Description of the task
Repeat the listing word for word. No pictures belong in the copy.

Data excerpt
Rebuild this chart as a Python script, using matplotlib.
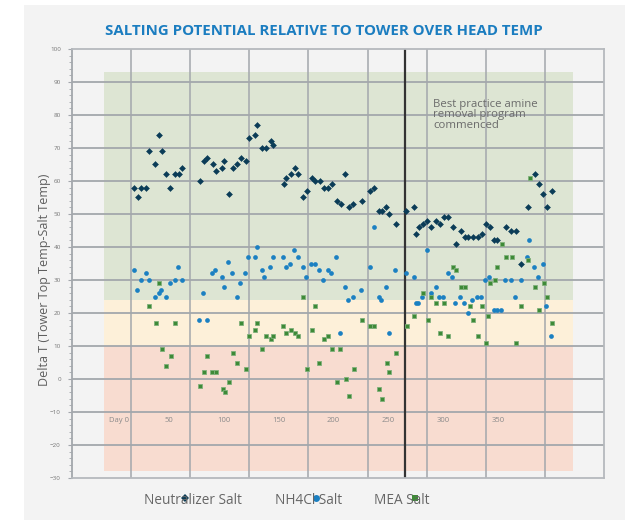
import matplotlib
matplotlib.use('Agg')
import matplotlib.pyplot as plt
from matplotlib.patches import Rectangle
from matplotlib.lines import Line2D

plt.rcParams['font.family'] = ['Open Sans', 'DejaVu Sans']

# data (day, delta T)
neut_day = [18, 22, 24, 29, 32, 37, 41, 44, 47, 51, 55, 59, 62, 78, 82, 85, 90, 93, 98, 100,
            105, 108, 112, 116, 120, 123, 128, 130, 135, 138, 143, 145, 155, 157, 161, 165,
            168, 172, 176, 180, 183, 188, 191, 195, 199, 203, 207, 210, 214, 218, 226, 233,
            237, 241, 244, 248, 251, 257, 266, 273, 275, 278, 282, 285, 289, 293, 297, 301,
            304, 309, 312, 316, 320, 323, 327, 332, 335, 339, 343, 346, 349, 357, 362, 366,
            371, 377, 384, 387, 391, 395, 399]
neut_val = [58, 55, 58, 58, 69, 65, 74, 69, 62, 58, 62, 62, 64, 60, 66, 67, 65, 63, 64, 66,
            56, 64, 65, 67, 66, 73, 74, 77, 70, 70, 72, 71, 59, 61, 62, 64,
            62, 55, 57, 61, 60, 60, 58, 58, 59, 54, 53, 62, 52, 53, 54, 57,
            58, 51, 51, 52, 50, 47, 51, 52, 44, 46, 47, 48, 46, 48, 47, 49,
            49, 46, 41, 45, 43, 43, 43, 43, 44, 47, 46, 42, 42, 46, 45, 45,
            35, 52, 62, 59, 56, 52, 57]

nh4_day = [18, 21, 24, 29, 32, 37, 41, 43, 47, 51, 55, 58, 62, 77, 81, 85, 89, 92, 98, 100,
           104, 107, 112, 115, 119, 122, 128, 130, 135, 137, 142, 145, 154, 157, 160, 164,
           168, 172, 175, 179, 183, 187, 190, 195, 198, 202, 206, 210, 213, 218, 225, 233,
           237, 241, 243, 248, 251, 256, 266, 273, 275, 277, 281, 285, 289, 293, 296, 300,
           304, 308, 311, 315, 319, 323, 326, 331, 334, 338, 342, 346, 349, 353, 356, 362,
           365, 371, 376, 378, 383, 386, 391, 394, 398]
nh4_val = [33, 27, 30, 32, 30, 25, 26, 27, 25, 29, 30, 34, 30, 18, 26, 18, 32, 33, 31, 28,
           35.5, 32, 25, 29, 32, 37, 37, 40, 33, 31, 34, 37, 37, 34, 35, 39,
           37, 34, 31, 35, 35, 33, 30, 33, 32, 37, 14, 28, 24, 25, 27, 34,
           46, 25, 24, 28, 14, 33, 32, 31, 23, 23, 25, 39, 26, 28, 25, 25,
           32, 31, 23, 25, 23, 20, 24, 25, 25, 30, 31, 21, 21, 21, 30, 30,
           25, 30, 37, 42, 34, 31, 35, 22, 13]

mea_day = [32, 38, 41, 44, 47, 52, 55, 78, 82, 85, 89, 93, 99, 101, 105, 108, 112, 116, 120,
           123, 128, 130, 135, 138, 143, 145, 154, 157, 161, 165, 168, 172, 176, 180, 183,
           187, 191, 195, 199, 203, 206, 211, 214, 219, 226, 233, 237, 241, 244, 249, 251,
           257, 267, 273, 282, 286, 289, 293, 297, 301, 304, 309, 312, 316, 320, 324, 327,
           332, 335, 339, 341, 343, 347, 349, 354, 357, 363, 366, 371, 377, 379, 384, 387,
           392, 395, 399]
mea_val = [22, 17, 29, 9, 4, 7, 17, -2, 2, 7, 2, 2, -3, -4, -1, 8, 5, 17, 3,
           13, 15, 17, 9, 13, 12, 13, 16, 14, 15, 14, 13, 25, 3, 15, 22,
           5, 12, 13, 9, -1, 9, 0, -5, 3, 18, 16, 16, -3, -6, 5, 2,
           8, 16, 19, 26, 18, 25, 23, 14, 23, 13, 34, 33, 28, 28, 22, 18,
           13, 22, 11, 19, 29, 30, 34, 41, 37, 37, 11, 22, 36, 61, 28, 21,
           29, 25, 17]

# shaded zones: (bottom, top, colour)
zones = [(24, 93, '#dde5d3'), (10, 24, '#fdf0d9'), (-28, 10, '#f8dcd0')]
zone_x = (-9.3, 418.2)

grid_x = [14.9, 68.7, 122.5, 176.7, 231.0, 285.2, 339.0, 392.8]
day_ticks = [0, 50, 100, 150, 200, 250, 300, 350]
program_day = 265.2

fig = plt.figure(figsize=(6.25, 5.2), dpi=100)
fig.patch.set_facecolor('white')
fig.patches.append(Rectangle((24 / 625, 0), 1, 1 - 5 / 520, transform=fig.transFigure,
                             facecolor='#f3f3f3', edgecolor='none', zorder=-10))

ax = fig.add_axes([72 / 625, 1 - 478 / 520, 532 / 625, 429 / 520])
ax.set_facecolor('#f3f3f3')
ax.set_xlim(-38.5, 446.6)
ax.set_ylim(-30, 100)

for lo, hi, c in zones:
    ax.fill_between(zone_x, lo, hi, color=c, lw=0, zorder=0)

gc = '#a3a7ac'
for y in range(-20, 100, 10):
    ax.axhline(y, color=gc, lw=1.3, zorder=1)
for x in grid_x:
    ax.axvline(x, color=gc, lw=1.1, zorder=1)
ax.axvline(program_day, color='#333333', lw=1.6, zorder=2)

for s in ax.spines.values():
    s.set_color('#b5b9bd')
    s.set_linewidth(1.3)
ax.spines['left'].set_color('#a3a7ac')

ax.set_xticks([])
ax.set_yticks(range(-30, 101, 10))
ax.set_yticks(range(-30, 101, 2), minor=True)
ax.tick_params(axis='y', which='major', labelsize=4.5, labelcolor='#777777',
               color='#a3a7ac', length=3, width=0.8, pad=5)
ax.tick_params(axis='y', which='minor', color='#a3a7ac', length=2, width=0.6)

for d in day_ticks:
    lab = 'Day 0' if d == 0 else str(d)
    ax.text(d + (4 if d == 0 else 0), -12.5, lab, ha='center', va='center',
            fontsize=5.5, color='#8a8a8a', zorder=3)

ax.plot(neut_day, neut_val, 'D', color='#0b3c57', ms=3.0, mew=0.4, mec='#0b3c57',
        ls='none', zorder=5)
ax.plot(nh4_day, nh4_val, 'o', color='#1b80c2', ms=3.4, mew=0, ls='none', zorder=4)
ax.plot(mea_day, mea_val, 's', color='#3e8a37', ms=3.4, mew=0.6, mec='#7fb07a',
        ls='none', zorder=4)

ax.text(290.7, 85, 'Best practice amine\nremoval program\ncommenced', ha='left', va='top',
        fontsize=8.2, color='#6b6b6b', linespacing=0.95, zorder=6)

fig.text(324 / 625, 1 - 31 / 520, 'SALTING POTENTIAL RELATIVE TO TOWER OVER HEAD TEMP',
         ha='center', va='center', fontsize=10.8, fontweight='bold', color='#1b7dc0')
fig.text(45 / 625, 1 - 280 / 520, 'Delta T (Tower Top Temp-Salt Temp)', rotation=90,
         ha='center', va='center', fontsize=9, color='#5e5e5e')

# legend at the bottom, markers sit on top of the text like the original
legend_items = [('Neutralizer Salt', 144, 185, 'D', '#0b3c57'),
                ('NH4Cl Salt', 275, 316, 'o', '#1b80c2'),
                ('MEA Salt', 374, 415, 's', '#3e8a37')]
for lab, tx, mx, m, c in legend_items:
    fig.text(tx / 625, 1 - 500 / 520, lab, ha='left', va='center', fontsize=9.8,
             color='#666666')
    fig.add_artist(Line2D([mx / 625], [1 - 498 / 520], marker=m, color=c,
                          ms=(3.8 if m == 'D' else 5), mew=0, ls='none',
                          transform=fig.transFigure))

fig.savefig('out.png', dpi=100, facecolor=fig.get_facecolor())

Solution to the exercise
Rebuild this chart as a Python script, using matplotlib.
import matplotlib
matplotlib.use('Agg')
import matplotlib.pyplot as plt
from matplotlib.patches import Rectangle
from matplotlib.lines import Line2D

plt.rcParams['font.family'] = ['Open Sans', 'DejaVu Sans']

# data (day, delta T)
neut_day = [18, 22, 24, 29, 32, 37, 41, 44, 47, 51, 55, 59, 62, 78, 82, 85, 90, 93, 98, 100,
            105, 108, 112, 116, 120, 123, 128, 130, 135, 138, 143, 145, 155, 157, 161, 165,
            168, 172, 176, 180, 183, 188, 191, 195, 199, 203, 207, 210, 214, 218, 226, 233,
            237, 241, 244, 248, 251, 257, 266, 273, 275, 278, 282, 285, 289, 293, 297, 301,
            304, 309, 312, 316, 320, 323, 327, 332, 335, 339, 343, 346, 349, 357, 362, 366,
            371, 377, 384, 387, 391, 395, 399]
neut_val = [58, 55, 58, 58, 69, 65, 74, 69, 62, 58, 62, 62, 64, 60, 66, 67, 65, 63, 64, 66,
            56, 64, 65, 67, 66, 73, 74, 77, 70, 70, 72, 71, 59, 61, 62, 64,
            62, 55, 57, 61, 60, 60, 58, 58, 59, 54, 53, 62, 52, 53, 54, 57,
            58, 51, 51, 52, 50, 47, 51, 52, 44, 46, 47, 48, 46, 48, 47, 49,
            49, 46, 41, 45, 43, 43, 43, 43, 44, 47, 46, 42, 42, 46, 45, 45,
            35, 52, 62, 59, 56, 52, 57]

nh4_day = [18, 21, 24, 29, 32, 37, 41, 43, 47, 51, 55, 58, 62, 77, 81, 85, 89, 92, 98, 100,
           104, 107, 112, 115, 119, 122, 128, 130, 135, 137, 142, 145, 154, 157, 160, 164,
           168, 172, 175, 179, 183, 187, 190, 195, 198, 202, 206, 210, 213, 218, 225, 233,
           237, 241, 243, 248, 251, 256, 266, 273, 275, 277, 281, 285, 289, 293, 296, 300,
           304, 308, 311, 315, 319, 323, 326, 331, 334, 338, 342, 346, 349, 353, 356, 362,
           365, 371, 376, 378, 383, 386, 391, 394, 398]
nh4_val = [33, 27, 30, 32, 30, 25, 26, 27, 25, 29, 30, 34, 30, 18, 26, 18, 32, 33, 31, 28,
           35.5, 32, 25, 29, 32, 37, 37, 40, 33, 31, 34, 37, 37, 34, 35, 39,
           37, 34, 31, 35, 35, 33, 30, 33, 32, 37, 14, 28, 24, 25, 27, 34,
           46, 25, 24, 28, 14, 33, 32, 31, 23, 23, 25, 39, 26, 28, 25, 25,
           32, 31, 23, 25, 23, 20, 24, 25, 25, 30, 31, 21, 21, 21, 30, 30,
           25, 30, 37, 42, 34, 31, 35, 22, 13]

mea_day = [32, 38, 41, 44, 47, 52, 55, 78, 82, 85, 89, 93, 99, 101, 105, 108, 112, 116, 120,
           123, 128, 130, 135, 138, 143, 145, 154, 157, 161, 165, 168, 172, 176, 180, 183,
           187, 191, 195, 199, 203, 206, 211, 214, 219, 226, 233, 237, 241, 244, 249, 251,
           257, 267, 273, 282, 286, 289, 293, 297, 301, 304, 309, 312, 316, 320, 324, 327,
           332, 335, 339, 341, 343, 347, 349, 354, 357, 363, 366, 371, 377, 379, 384, 387,
           392, 395, 399]
mea_val = [22, 17, 29, 9, 4, 7, 17, -2, 2, 7, 2, 2, -3, -4, -1, 8, 5, 17, 3,
           13, 15, 17, 9, 13, 12, 13, 16, 14, 15, 14, 13, 25, 3, 15, 22,
           5, 12, 13, 9, -1, 9, 0, -5, 3, 18, 16, 16, -3, -6, 5, 2,
           8, 16, 19, 26, 18, 25, 23, 14, 23, 13, 34, 33, 28, 28, 22, 18,
           13, 22, 11, 19, 29, 30, 34, 41, 37, 37, 11, 22, 36, 61, 28, 21,
           29, 25, 17]

# shaded zones: (bottom, top, colour)
zones = [(24, 93, '#dde5d3'), (10, 24, '#fdf0d9'), (-28, 10, '#f8dcd0')]
zone_x = (-9.3, 418.2)

grid_x = [14.9, 68.7, 122.5, 176.7, 231.0, 285.2, 339.0, 392.8]
day_ticks = [0, 50, 100, 150, 200, 250, 300, 350]
program_day = 265.2

fig = plt.figure(figsize=(6.25, 5.2), dpi=100)
fig.patch.set_facecolor('white')
fig.patches.append(Rectangle((24 / 625, 0), 1, 1 - 5 / 520, transform=fig.transFigure,
                             facecolor='#f3f3f3', edgecolor='none', zorder=-10))

ax = fig.add_axes([72 / 625, 1 - 478 / 520, 532 / 625, 429 / 520])
ax.set_facecolor('#f3f3f3')
ax.set_xlim(-38.5, 446.6)
ax.set_ylim(-30, 100)

for lo, hi, c in zones:
    ax.fill_between(zone_x, lo, hi, color=c, lw=0, zorder=0)

gc = '#a3a7ac'
for y in range(-20, 100, 10):
    ax.axhline(y, color=gc, lw=1.3, zorder=1)
for x in grid_x:
    ax.axvline(x, color=gc, lw=1.1, zorder=1)
ax.axvline(program_day, color='#333333', lw=1.6, zorder=2)

for s in ax.spines.values():
    s.set_color('#b5b9bd')
    s.set_linewidth(1.3)
ax.spines['left'].set_color('#a3a7ac')

ax.set_xticks([])
ax.set_yticks(range(-30, 101, 10))
ax.set_yticks(range(-30, 101, 2), minor=True)
ax.tick_params(axis='y', which='major', labelsize=4.5, labelcolor='#777777',
               color='#a3a7ac', length=3, width=0.8, pad=5)
ax.tick_params(axis='y', which='minor', color='#a3a7ac', length=2, width=0.6)

for d in day_ticks:
    lab = 'Day 0' if d == 0 else str(d)
    ax.text(d + (4 if d == 0 else 0), -12.5, lab, ha='center', va='center',
            fontsize=5.5, color='#8a8a8a', zorder=3)

ax.plot(neut_day, neut_val, 'D', color='#0b3c57', ms=3.0, mew=0.4, mec='#0b3c57',
        ls='none', zorder=5)
ax.plot(nh4_day, nh4_val, 'o', color='#1b80c2', ms=3.4, mew=0, ls='none', zorder=4)
ax.plot(mea_day, mea_val, 's', color='#3e8a37', ms=3.4, mew=0.6, mec='#7fb07a',
        ls='none', zorder=4)

ax.text(290.7, 85, 'Best practice amine\nremoval program\ncommenced', ha='left', va='top',
        fontsize=8.2, color='#6b6b6b', linespacing=0.95, zorder=6)

fig.text(324 / 625, 1 - 31 / 520, 'SALTING POTENTIAL RELATIVE TO TOWER OVER HEAD TEMP',
         ha='center', va='center', fontsize=10.8, fontweight='bold', color='#1b7dc0')
fig.text(45 / 625, 1 - 280 / 520, 'Delta T (Tower Top Temp-Salt Temp)', rotation=90,
         ha='center', va='center', fontsize=9, color='#5e5e5e')

# legend at the bottom, markers sit on top of the text like the original
legend_items = [('Neutralizer Salt', 144, 185, 'D', '#0b3c57'),
                ('NH4Cl Salt', 275, 316, 'o', '#1b80c2'),
                ('MEA Salt', 374, 415, 's', '#3e8a37')]
for lab, tx, mx, m, c in legend_items:
    fig.text(tx / 625, 1 - 500 / 520, lab, ha='left', va='center', fontsize=9.8,
             color='#666666')
    fig.add_artist(Line2D([mx / 625], [1 - 498 / 520], marker=m, color=c,
                          ms=(3.8 if m == 'D' else 5), mew=0, ls='none',
                          transform=fig.transFigure))

fig.savefig('out.png', dpi=100, facecolor=fig.get_facecolor())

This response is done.